The 18 students in the Media Project Management course are assigned to one of three groups that conduct research about each organization before pitching ideas for media projects, such as website design, videos, social media campaigns, email newsletters and other deliverables. After that, the students form separate "departments" to complete the projects. For example, students who specialized in video work together to create content for each of the three clients.

Mary Messer meeting with students

From left, Cydney Dewitt, a senior communication major from
Montrose, meets with Mary Messer, director of Slippery Rock
Area Parks and Recreation.

"I set the course up like an agency, which allows the students to play off of each other's strengths," Strahler said. "By the end of the semester they will have put together all the deliverables and hopefully have conducted part of a campaign to have some sort of assessment for the client."

Six students are pitching ideas to Mary Messer, director of SRAP&R, to help the organization grow awareness in the community for its programs that include everything from youth gymnastics and adult yoga classes to cooking and painting programs.

"This will help me with client interaction," said Cydney Dewitt, a senior communication major from Montrose, who is the project manager assigned to SRAP&R and plans to pursue a career in social media. "This is the first time I've ever interacted with a client before and that's something that I'm going to be doing (in my career). Just being able to get that exposure before I graduate is something I'm incredibly grateful for.
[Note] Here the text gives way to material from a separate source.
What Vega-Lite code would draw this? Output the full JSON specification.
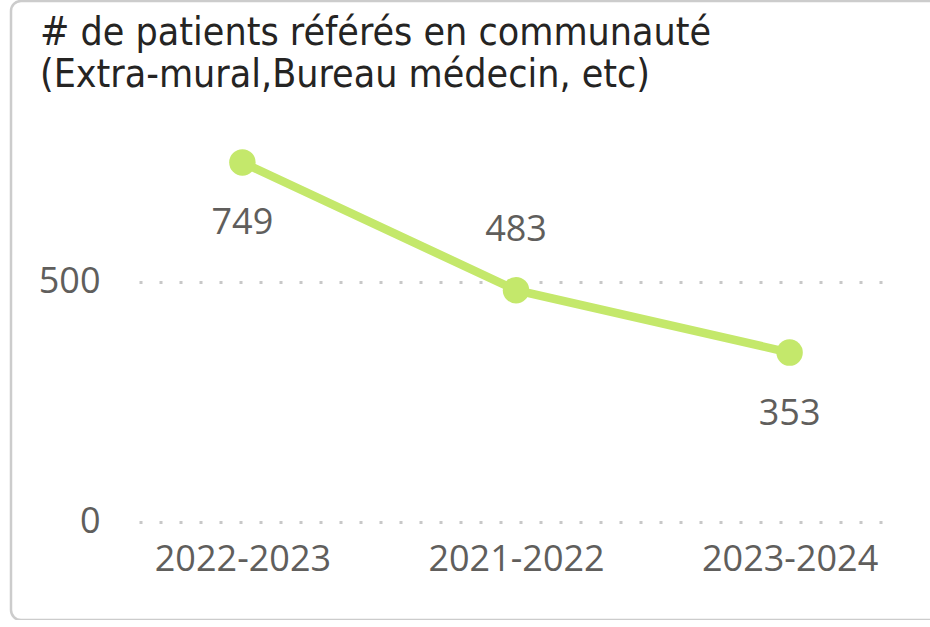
{
  "$schema": "https://vega.github.io/schema/vega-lite/v6.json",
  "autosize": {"type": "none"},
  "padding": {"left": 11, "top": 1, "right": 0, "bottom": 0},
  "width": 930,
  "height": 619,
  "background": "white",
  "config": {
    "view": {"stroke": "#cccccc", "strokeWidth": 2.5, "cornerRadius": 10},
    "font": "Open Sans"
  },
  "title": {
    "text": ["# de patients référés en communauté", "(Extra-mural,Bureau médecin, etc)"],
    "anchor": "start",
    "frame": "group",
    "orient": "top",
    "offset": -94,
    "dx": 29,
    "fontSize": 39,
    "fontWeight": "normal",
    "lineHeight": 42,
    "color": "#252423",
    "font": "DejaVu Sans Condensed, Open Sans"
  },
  "data": {
    "values": [
      {"annee": "2022-2023", "patients": 749},
      {"annee": "2021-2022", "patients": 483},
      {"annee": "2023-2024", "patients": 353}
    ]
  },
  "encoding": {
    "x": {
      "field": "annee",
      "type": "ordinal",
      "sort": null,
      "scale": {"type": "point", "range": [128, 882], "padding": 0.378},
      "axis": {
        "title": null,
        "orient": "bottom",
        "offset": -78,
        "domain": false,
        "ticks": false,
        "grid": false,
        "labelPadding": 0,
        "labelBaseline": "top",
        "labelAngle": 0,
        "labelFontSize": 36,
        "labelColor": "#605E5C",
        "labelFont": "Open Sans"
      }
    },
    "y": {
      "field": "patients",
      "type": "quantitative",
      "scale": {"domain": [-204.2, 1085.4], "nice": false, "zero": false},
      "axis": {
        "title": null,
        "values": [0, 500],
        "offset": -89,
        "domain": false,
        "ticks": false,
        "labelPadding": 0,
        "labelFontSize": 36,
        "labelColor": "#605E5C",
        "labelFont": "Open Sans",
        "grid": true,
        "gridColor": "#c8c8c8",
        "gridWidth": 3,
        "gridDash": [3, 17]
      }
    }
  },
  "layer": [
    {
      "mark": {"type": "line", "color": "#C4E86B", "strokeWidth": 8.5}
    },
    {
      "mark": {"type": "point", "filled": true, "color": "#C4E86B", "opacity": 1, "size": 700}
    },
    {
      "transform": [{"filter": "datum.annee !== '2021-2022'"}],
      "mark": {"type": "text", "dy": 61, "fontSize": 36, "color": "#605E5C", "font": "Open Sans"},
      "encoding": {"text": {"field": "patients", "type": "quantitative"}}
    },
    {
      "transform": [{"filter": "datum.annee === '2021-2022'"}],
      "mark": {"type": "text", "dy": -60, "fontSize": 36, "color": "#605E5C", "font": "Open Sans"},
      "encoding": {"text": {"field": "patients", "type": "quantitative"}}
    }
  ]
}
Having the opportunity to make connections and serve the community is something I really enjoy."

"I love working with SRU students," said Messer, who is the only full-time SRAP&R employee working along with as many 24 part-time staff. "They understand the technology and they have the social media awareness that we lack in our office because we are such a small operation.

"This has been fabulous. What my group has been able to do in a couple weeks I couldn't have gotten done in six months. They've done research and provided excellent feedback and I'm eager to see what's next."

Viktoria Minina

   MININA

All three clients provide unique challenges for the students. IZE Week provides students with the urgency of meeting deadlines. This year's IZE Week, which addresses food security and food justice, is March 22-28 at various SRU locations and incudes a March 27 "Harvesting Ideas for Food Security" mini-conference at Butler Memorial Hospital. Shady Beans sources coffee from Nicaraguan farmers who use forest-grown methods that are environment friendly, but because the company has no storefront business, the students are charged with developing strategies to appeal to a national market and consumer-advocates who want to #BeanTheChange, as the team's social media hashtag suggests.

"We're helping rebrand the company, redesigning the website and setting up social media accounts," Viktoria Minina, a senior communication major from Lititz, who is project manager for the Shady Beans client. "We want to touch on the empathy behind her company and the environmental benefits. I like how the work we do is a real-life experience and is something I'm actually going to be able to put on my resume or in my portfolio."

According to Strahler, even after the semester concludes, the clients will have access to files and other materials that he said will act as a "training manual" to continue the progress made by the students.

"They'll get documentation on their strategy and a content calendar that the students will start to populate for them," Strahler said. "When the students 'turn over the keys' at the end of the semester, they're going to be set for however many years they want to use it. At the very least it's a starting point that gives them some structure and basic content and they can walk away with a better idea of how to proceed."